If you take it to the spiritual plane, Ordinary time is the season we cultivate the garden of our soul, grow seeds of salvation, and manure them through the practice of virtue. We work diligently to ward-off the pests of sin and the holocausts of indifference and relativism that would attack the soul whenever a believer leaves the garden of her soul untended. Ordinary time is the time we keep our ears tuned to the Jesus frequency; judging every activity of our life, whether at home or at the workplace, through the purview of the life of Jesus, with the Church always pointing us in that direction.

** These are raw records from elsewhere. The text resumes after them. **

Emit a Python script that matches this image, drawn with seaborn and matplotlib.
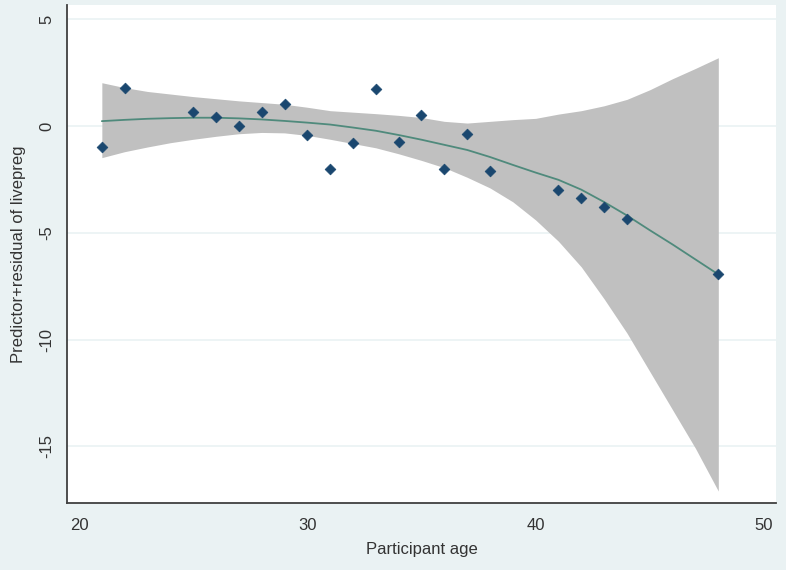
import numpy as np
import pandas as pd
import matplotlib
matplotlib.use("Agg")
import matplotlib.pyplot as plt
import seaborn as sns

age = [21, 22, 25, 26, 27, 28, 29, 30, 31, 32, 33, 34, 35, 36, 37, 38, 41, 42, 43, 44, 48]
cpr = [-1.00, 1.80, 0.66, 0.41, 0.00, 0.66, 1.03, -0.44, -2.03, -0.81, 1.73, -0.75,
       0.53, -2.03, -0.37, -2.09, -2.98, -3.37, -3.81, -4.34, -6.95]

# Fitted curve and its confidence band
fit_age = [21, 22, 23, 24, 25, 26, 27, 28, 29, 30, 31, 32, 33, 34,
           35, 36, 37, 38, 39, 40, 41, 42, 43, 44, 45, 46, 47, 48]
fit_mid = [0.23, 0.29, 0.34, 0.37, 0.39, 0.39, 0.36, 0.31, 0.24, 0.16, 0.07, -0.07, -0.22, -0.42,
           -0.64, -0.88, -1.12, -1.45, -1.82, -2.18, -2.52, -2.98, -3.56, -4.19, -4.88, -5.55, -6.25, -6.95]
fit_hi = [2.03, 1.80, 1.62, 1.50, 1.38, 1.28, 1.18, 1.10, 1.02, 0.88, 0.72, 0.65, 0.58, 0.50,
          0.40, 0.22, 0.14, 0.22, 0.30, 0.36, 0.56, 0.72, 0.95, 1.25, 1.70, 2.22, 2.70, 3.20]
fit_lo = [-1.48, -1.20, -0.98, -0.78, -0.62, -0.48, -0.36, -0.30, -0.32, -0.44, -0.62, -0.82, -1.02, -1.30,
          -1.61, -1.95, -2.40, -2.90, -3.55, -4.40, -5.40, -6.60, -8.10, -9.70, -11.50, -13.30, -15.10, -17.10]

x_ticks = [20, 30, 40, 50]
y_ticks = [5, 0, -5, -10, -15]
x_label = "Participant age"
y_label = "Predictor+residual of livepreg"

df = pd.DataFrame({"age": age, "cpr": cpr})
fit_df = pd.DataFrame({"age": fit_age, "fit": fit_mid, "lo": fit_lo, "hi": fit_hi})

bg = "#eaf2f3"
sns.set_theme(style="white")
plt.rcParams["font.family"] = ["Liberation Sans", "DejaVu Sans"]

fig = plt.figure(figsize=(7.86, 5.70), dpi=100, facecolor=bg)
ax = fig.add_axes([67 / 786, 1 - 503 / 570, (776 - 67) / 786, (503 - 5) / 570])
ax.set_facecolor("white")

for yt in y_ticks:
    ax.axhline(yt, color=bg, lw=1.2, zorder=0)

ax.fill_between(fit_df["age"], fit_df["lo"], fit_df["hi"], color="#c0c0c0", lw=0, zorder=1)
sns.lineplot(data=fit_df, x="age", y="fit", ax=ax, color="#4f8a7c", lw=1.3, zorder=2)
sns.scatterplot(data=df, x="age", y="cpr", ax=ax, marker="D", s=30, color="#1a476f",
                edgecolor="#1a476f", linewidth=0.5, zorder=3)

ax.set_xlim(20 - 12 / 22.8, 50 + 12 / 22.8)
ax.set_ylim(-15 - 56.7 / 21.33, 5 + 14.3 / 21.33)
ax.set_xticks(x_ticks)
ax.set_yticks(y_ticks)
ax.set_yticklabels([str(v) for v in y_ticks], rotation=90, va="center")
ax.tick_params(axis="both", direction="out", length=5, width=1, color="#333333",
               labelsize=12, labelcolor="#333333", pad=4)
ax.tick_params(axis="x", pad=6)
for side in ["top", "right"]:
    ax.spines[side].set_visible(False)
for side in ["left", "bottom"]:
    ax.spines[side].set_color("#404040")
    ax.spines[side].set_linewidth(1.3)

ax.set_xlabel(x_label, fontsize=12, color="#333333", labelpad=6)
ax.set_ylabel(y_label, fontsize=12, color="#333333", labelpad=10)

fig.savefig("out.png", dpi=100, facecolor=bg)
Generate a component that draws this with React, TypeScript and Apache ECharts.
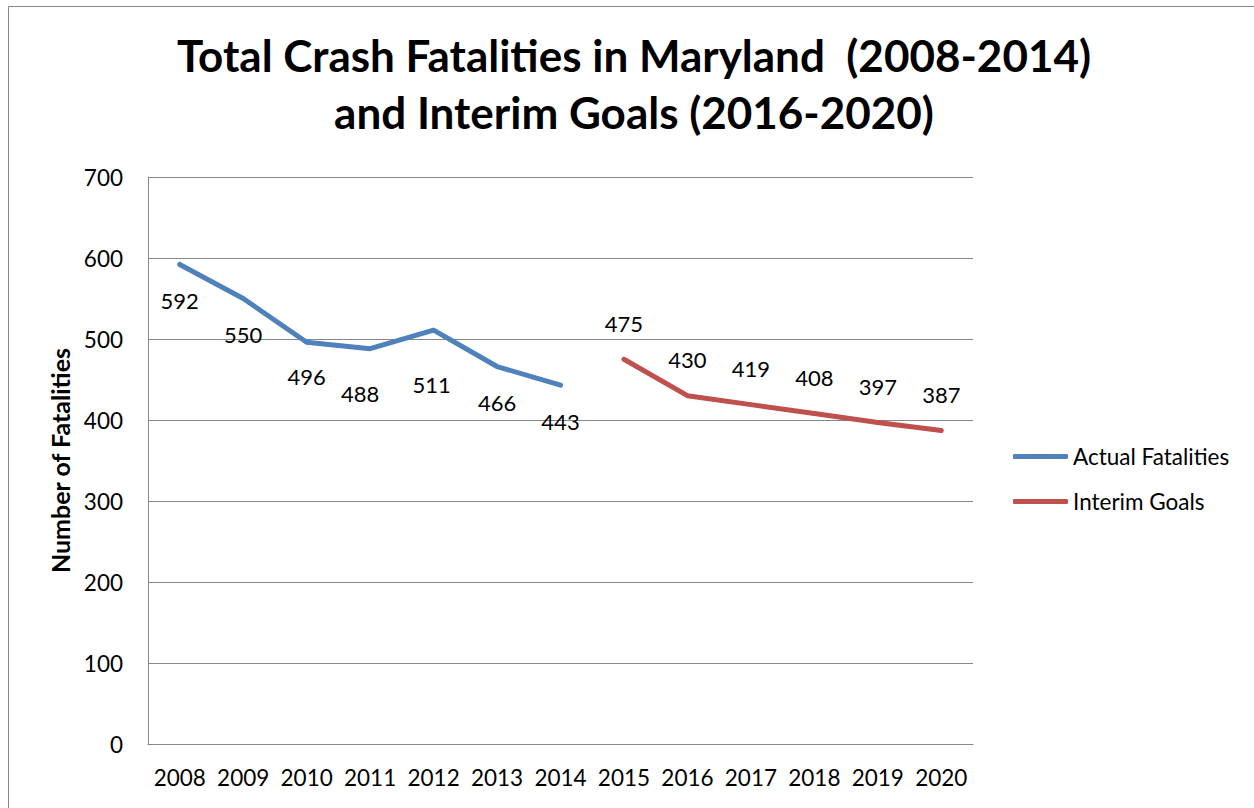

We must then have an open ear to hear when God calls, just as Samuel heard Him in the first reading. In a world of tones and noises, 24-hour TV coverage, where flattery and manipulation of the word occurs nonstop and eroticism is sold without bargain, the Christian man or woman needs an Eli whom he or she must consult for enlightenment. The Christian needs a John the Baptist to point to him the Lamb of God. When confused about voices calling, “Rita, Rita,” “Bob, Bob,” look to the Church to show you the real face of Christ.